Free Zone vs Mainland in the UAE: What You Actually Need to Know
If you have spent any time researching how to start a business in the UAE, you will have come across the free zone versus mainland question. You will also have found a significant amount of content that answers it incorrectly, because the rules changed in 2021, and most of what is published online still describes a system that no longer exists.
Here is the current picture.
What Changed in 2021
Before 2021, every foreign national who wanted to set up a mainland UAE company in most sectors was required to have a UAE national partner with at least 51% of the business. This was the fundamental reason free zones were so popular with foreign founders. Free zones allowed 100% foreign ownership, while the mainland did not.
The UAE amended its Commercial Companies Law in 2021. The requirement for a UAE national partner was removed for many business activities on the mainland. Foreign founders can now own 100% of a mainland company in most sectors without a local partner.
This is the single most important update in UAE business law in the past decade. It fundamentally changes the free zone vs mainland calculation.
What Is a Free Zone
A free zone is a designated economic area with its own regulatory authority, its own licensing system, and specific rules for the businesses operating within it. There are over 45 free zones in the UAE, each with a slightly different focus: DIFC for financial services, Dubai Internet City for tech, JAFZA for logistics and trading, IFZA and SHAMS for smaller businesses and startups.
Free zones offer 100% foreign ownership, exemption from import and export duties within the zone, simplified incorporation processes, and in many cases a package deal that includes your licence, registered address, and visa quota for a single fee.
The key limitation of a free zone company
It cannot directly trade with UAE mainland customers without going through a local distributor or appointing a mainland agent. If your business is entirely international, you are serving clients outside the UAE and just using the UAE as a base, this restriction rarely matters. If you want to sell to UAE-based businesses or consumers directly, it can be a significant constraint.
What Is a Mainland Company
A mainland company is licensed by the Department of Economic Development in Dubai, Abu Dhabi, or whichever emirate you are based in. Since the 2021 law change, 100% foreign ownership is permitted for the vast majority of business activities.
A mainland company can trade freely with UAE mainland customers, bid for government contracts, operate retail premises anywhere in the UAE, and, in most cases, has no restriction on the number of employees or visas it can obtain.
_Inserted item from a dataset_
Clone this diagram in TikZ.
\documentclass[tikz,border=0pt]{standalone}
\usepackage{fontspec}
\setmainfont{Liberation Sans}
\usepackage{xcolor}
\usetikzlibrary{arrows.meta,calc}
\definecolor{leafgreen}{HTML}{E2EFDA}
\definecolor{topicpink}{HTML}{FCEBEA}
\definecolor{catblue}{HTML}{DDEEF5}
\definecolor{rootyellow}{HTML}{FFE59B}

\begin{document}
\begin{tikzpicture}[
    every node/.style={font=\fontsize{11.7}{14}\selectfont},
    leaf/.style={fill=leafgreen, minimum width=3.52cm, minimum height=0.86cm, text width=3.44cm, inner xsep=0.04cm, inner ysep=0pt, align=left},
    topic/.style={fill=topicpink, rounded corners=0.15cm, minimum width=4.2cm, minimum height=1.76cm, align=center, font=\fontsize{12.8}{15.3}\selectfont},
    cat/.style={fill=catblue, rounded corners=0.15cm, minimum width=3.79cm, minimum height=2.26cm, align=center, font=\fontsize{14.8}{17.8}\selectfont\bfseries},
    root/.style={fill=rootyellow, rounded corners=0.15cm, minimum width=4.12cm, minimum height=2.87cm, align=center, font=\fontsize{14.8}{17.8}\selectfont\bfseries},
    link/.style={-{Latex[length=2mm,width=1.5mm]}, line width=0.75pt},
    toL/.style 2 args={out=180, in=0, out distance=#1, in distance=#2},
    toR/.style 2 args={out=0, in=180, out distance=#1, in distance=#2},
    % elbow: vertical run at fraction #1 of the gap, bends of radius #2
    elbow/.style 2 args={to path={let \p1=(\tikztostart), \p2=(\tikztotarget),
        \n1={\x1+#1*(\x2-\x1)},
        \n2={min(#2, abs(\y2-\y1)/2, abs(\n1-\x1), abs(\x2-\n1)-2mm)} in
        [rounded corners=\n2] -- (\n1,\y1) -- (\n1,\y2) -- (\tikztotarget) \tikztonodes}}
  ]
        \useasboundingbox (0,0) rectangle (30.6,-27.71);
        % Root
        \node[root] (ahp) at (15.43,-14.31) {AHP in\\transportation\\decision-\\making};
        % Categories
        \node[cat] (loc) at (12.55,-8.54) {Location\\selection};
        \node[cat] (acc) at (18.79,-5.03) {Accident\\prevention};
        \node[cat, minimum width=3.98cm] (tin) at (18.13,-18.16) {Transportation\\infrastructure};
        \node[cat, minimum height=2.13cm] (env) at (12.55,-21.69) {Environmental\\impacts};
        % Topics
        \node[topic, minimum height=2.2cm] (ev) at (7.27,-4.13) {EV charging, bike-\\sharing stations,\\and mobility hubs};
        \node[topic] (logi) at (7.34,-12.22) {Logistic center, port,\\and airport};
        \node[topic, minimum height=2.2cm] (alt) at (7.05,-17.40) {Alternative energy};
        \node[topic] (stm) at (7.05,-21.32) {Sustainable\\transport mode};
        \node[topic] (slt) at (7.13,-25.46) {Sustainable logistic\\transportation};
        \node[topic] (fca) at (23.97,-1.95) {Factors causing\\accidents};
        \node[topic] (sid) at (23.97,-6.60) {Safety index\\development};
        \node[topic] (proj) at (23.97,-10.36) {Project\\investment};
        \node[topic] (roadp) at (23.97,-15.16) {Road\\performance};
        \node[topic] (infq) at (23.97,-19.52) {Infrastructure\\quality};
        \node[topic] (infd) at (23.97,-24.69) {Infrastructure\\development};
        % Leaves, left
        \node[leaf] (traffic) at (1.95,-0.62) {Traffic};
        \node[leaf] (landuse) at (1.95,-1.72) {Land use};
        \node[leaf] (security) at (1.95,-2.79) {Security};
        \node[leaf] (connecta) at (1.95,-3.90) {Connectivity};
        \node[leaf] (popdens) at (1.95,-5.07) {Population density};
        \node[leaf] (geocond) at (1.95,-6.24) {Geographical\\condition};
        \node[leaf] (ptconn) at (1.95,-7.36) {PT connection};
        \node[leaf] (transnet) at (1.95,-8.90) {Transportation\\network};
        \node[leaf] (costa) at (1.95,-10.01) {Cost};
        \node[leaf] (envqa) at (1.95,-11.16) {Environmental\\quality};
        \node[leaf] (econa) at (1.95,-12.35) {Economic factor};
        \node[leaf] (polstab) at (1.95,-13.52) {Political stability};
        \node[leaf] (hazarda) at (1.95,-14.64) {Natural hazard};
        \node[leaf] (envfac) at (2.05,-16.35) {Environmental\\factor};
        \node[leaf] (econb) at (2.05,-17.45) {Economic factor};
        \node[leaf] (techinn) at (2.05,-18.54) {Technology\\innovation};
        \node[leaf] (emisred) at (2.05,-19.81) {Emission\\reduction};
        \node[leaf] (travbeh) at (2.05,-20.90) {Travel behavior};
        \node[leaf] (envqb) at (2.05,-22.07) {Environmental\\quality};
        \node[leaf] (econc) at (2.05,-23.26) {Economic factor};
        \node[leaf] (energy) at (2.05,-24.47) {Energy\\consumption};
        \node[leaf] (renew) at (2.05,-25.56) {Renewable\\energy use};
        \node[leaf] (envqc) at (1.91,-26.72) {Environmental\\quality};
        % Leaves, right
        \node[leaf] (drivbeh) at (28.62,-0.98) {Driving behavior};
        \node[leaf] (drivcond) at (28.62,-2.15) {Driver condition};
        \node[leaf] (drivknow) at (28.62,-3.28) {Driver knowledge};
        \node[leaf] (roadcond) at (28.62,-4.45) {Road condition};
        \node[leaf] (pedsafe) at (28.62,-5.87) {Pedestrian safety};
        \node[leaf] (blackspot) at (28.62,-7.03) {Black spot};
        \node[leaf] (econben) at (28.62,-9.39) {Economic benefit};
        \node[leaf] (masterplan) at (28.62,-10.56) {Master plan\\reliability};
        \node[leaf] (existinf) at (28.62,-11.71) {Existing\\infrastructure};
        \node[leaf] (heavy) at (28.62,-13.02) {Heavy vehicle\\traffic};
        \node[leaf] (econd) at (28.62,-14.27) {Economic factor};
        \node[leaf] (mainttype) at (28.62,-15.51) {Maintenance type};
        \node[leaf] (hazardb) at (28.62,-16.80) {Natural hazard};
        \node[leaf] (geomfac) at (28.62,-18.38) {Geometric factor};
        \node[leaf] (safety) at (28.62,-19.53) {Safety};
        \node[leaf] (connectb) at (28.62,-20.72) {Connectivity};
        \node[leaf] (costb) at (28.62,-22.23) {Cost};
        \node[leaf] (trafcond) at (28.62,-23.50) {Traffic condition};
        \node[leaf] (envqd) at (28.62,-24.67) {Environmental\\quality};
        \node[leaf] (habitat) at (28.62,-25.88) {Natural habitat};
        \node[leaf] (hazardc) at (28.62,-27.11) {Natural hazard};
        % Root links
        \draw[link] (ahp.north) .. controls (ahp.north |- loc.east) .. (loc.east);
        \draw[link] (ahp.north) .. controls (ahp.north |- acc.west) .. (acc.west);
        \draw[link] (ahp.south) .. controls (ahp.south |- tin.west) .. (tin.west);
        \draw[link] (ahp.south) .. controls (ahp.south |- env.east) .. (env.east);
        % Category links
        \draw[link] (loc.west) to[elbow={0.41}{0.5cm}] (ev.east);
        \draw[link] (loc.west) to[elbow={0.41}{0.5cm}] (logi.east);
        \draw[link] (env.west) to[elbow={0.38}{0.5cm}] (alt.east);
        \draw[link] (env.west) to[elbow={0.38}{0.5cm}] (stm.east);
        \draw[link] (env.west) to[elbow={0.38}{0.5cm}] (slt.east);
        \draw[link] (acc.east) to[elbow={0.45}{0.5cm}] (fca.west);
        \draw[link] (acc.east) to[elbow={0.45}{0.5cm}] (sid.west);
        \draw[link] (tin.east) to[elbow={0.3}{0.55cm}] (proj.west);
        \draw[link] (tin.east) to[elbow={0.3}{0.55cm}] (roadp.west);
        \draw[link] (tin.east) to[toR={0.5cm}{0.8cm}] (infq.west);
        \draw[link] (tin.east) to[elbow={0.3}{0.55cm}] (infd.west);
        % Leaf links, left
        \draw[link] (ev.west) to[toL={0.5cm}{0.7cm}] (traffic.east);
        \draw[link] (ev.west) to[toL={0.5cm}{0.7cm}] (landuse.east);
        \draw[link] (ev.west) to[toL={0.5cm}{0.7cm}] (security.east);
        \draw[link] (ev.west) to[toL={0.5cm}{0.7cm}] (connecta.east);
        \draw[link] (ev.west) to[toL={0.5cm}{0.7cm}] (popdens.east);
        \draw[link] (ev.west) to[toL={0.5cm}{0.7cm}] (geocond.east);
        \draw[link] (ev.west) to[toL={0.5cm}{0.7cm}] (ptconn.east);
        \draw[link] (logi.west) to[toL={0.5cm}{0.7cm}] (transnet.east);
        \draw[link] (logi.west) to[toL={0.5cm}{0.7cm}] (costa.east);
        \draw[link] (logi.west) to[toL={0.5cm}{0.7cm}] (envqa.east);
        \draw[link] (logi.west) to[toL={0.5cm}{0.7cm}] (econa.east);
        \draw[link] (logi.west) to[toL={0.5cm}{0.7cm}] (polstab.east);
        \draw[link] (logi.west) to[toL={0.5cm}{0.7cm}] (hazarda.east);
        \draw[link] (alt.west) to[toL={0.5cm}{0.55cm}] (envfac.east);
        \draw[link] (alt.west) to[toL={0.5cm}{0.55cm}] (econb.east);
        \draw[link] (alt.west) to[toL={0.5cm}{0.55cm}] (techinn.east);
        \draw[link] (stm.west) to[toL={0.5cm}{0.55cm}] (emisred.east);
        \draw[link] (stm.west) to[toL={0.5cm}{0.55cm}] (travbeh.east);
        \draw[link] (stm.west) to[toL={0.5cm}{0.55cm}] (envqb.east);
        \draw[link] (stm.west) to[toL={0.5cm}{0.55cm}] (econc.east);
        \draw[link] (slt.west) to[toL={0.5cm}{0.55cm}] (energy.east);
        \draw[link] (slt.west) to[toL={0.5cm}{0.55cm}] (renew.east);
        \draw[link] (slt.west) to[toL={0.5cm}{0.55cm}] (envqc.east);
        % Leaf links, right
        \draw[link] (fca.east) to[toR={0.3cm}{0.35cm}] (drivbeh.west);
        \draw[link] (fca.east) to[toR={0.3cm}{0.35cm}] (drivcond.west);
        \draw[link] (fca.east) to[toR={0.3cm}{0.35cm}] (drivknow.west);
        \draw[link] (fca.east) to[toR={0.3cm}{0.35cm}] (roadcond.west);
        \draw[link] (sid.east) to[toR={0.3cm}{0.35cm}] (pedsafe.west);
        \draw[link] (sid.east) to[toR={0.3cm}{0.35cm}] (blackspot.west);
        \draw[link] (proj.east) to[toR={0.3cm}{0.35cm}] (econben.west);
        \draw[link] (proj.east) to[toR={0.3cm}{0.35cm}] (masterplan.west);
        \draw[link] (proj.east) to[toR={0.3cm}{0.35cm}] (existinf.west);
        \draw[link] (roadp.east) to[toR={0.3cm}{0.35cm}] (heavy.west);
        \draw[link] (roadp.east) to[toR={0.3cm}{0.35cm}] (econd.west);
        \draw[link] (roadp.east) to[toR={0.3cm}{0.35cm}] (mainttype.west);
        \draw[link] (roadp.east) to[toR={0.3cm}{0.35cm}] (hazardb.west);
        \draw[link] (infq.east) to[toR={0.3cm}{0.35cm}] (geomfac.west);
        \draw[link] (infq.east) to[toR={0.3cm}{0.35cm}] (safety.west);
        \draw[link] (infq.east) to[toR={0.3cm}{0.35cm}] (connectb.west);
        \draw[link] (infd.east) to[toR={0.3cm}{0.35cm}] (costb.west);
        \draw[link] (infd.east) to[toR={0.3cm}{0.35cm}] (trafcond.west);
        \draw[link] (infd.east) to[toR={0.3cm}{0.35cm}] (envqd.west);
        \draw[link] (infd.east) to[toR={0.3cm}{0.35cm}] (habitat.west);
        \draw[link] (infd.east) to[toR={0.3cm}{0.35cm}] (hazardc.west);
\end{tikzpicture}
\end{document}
The cost of a mainland licence is generally higher than a free zone equivalent for similar activities. The process involves the DED, which has its own documentation requirements and can take slightly longer than some free zones.
Certain sectors, such as oil and gas exploration, utilities, and a small number of strategic industries, remain restricted and still require UAE national ownership or participation. These are edge cases for most foreign founders.
The Banking Question
This is where the free zone versus mainland decision has practical consequences that most guides skip over.
UAE banks, when opening a business account, look carefully at whether your licence allows the business activities you are describing. A free zone licence typically restricts trading to within the free zone or internationally, not with mainland UAE businesses. If you have a free zone licence but are trying to explain to a bank that your primary clients are mainland UAE companies, you will face questions.
A mainland licence, which explicitly permits trading with UAE customers, simplifies the banking conversation. If your business model involves significant UAE domestic revenue, a mainland licence is cleaner from a banking perspective.
How to Choose
Choose a free zone if: your business serves international clients; you want the fastest, lowest-cost route to a UAE company and residence visa; you do not need to sell directly to UAE mainland customers; and you want the administrative simplicity of a single free zone authority handling your licence and visa.
Choose mainland if: you plan to sell products or services to UAE-based businesses or consumers; you want to open a physical retail, restaurant, or service location in Dubai or Abu Dhabi; you are bidding for UAE government contracts; or your business activity is not available in your preferred free zone.
A note on cost: the total cost difference between free zone and mainland is smaller than it used to be and varies significantly by activity and location. Get quotes from two or three free zones alongside a DED consultation before deciding based on cost alone.
The Question Nobody Asks But Should
What happens in year two? Incorporation is a one-time cost. The ongoing annual costs, licence renewal, registered address, compliance, and audit requirements vary significantly between free zones and between free zones and the mainland. Some free zones have competitive year-one packages designed to attract businesses, with renewal costs that are meaningfully higher. Ask what year two and year three cost before you sign anything.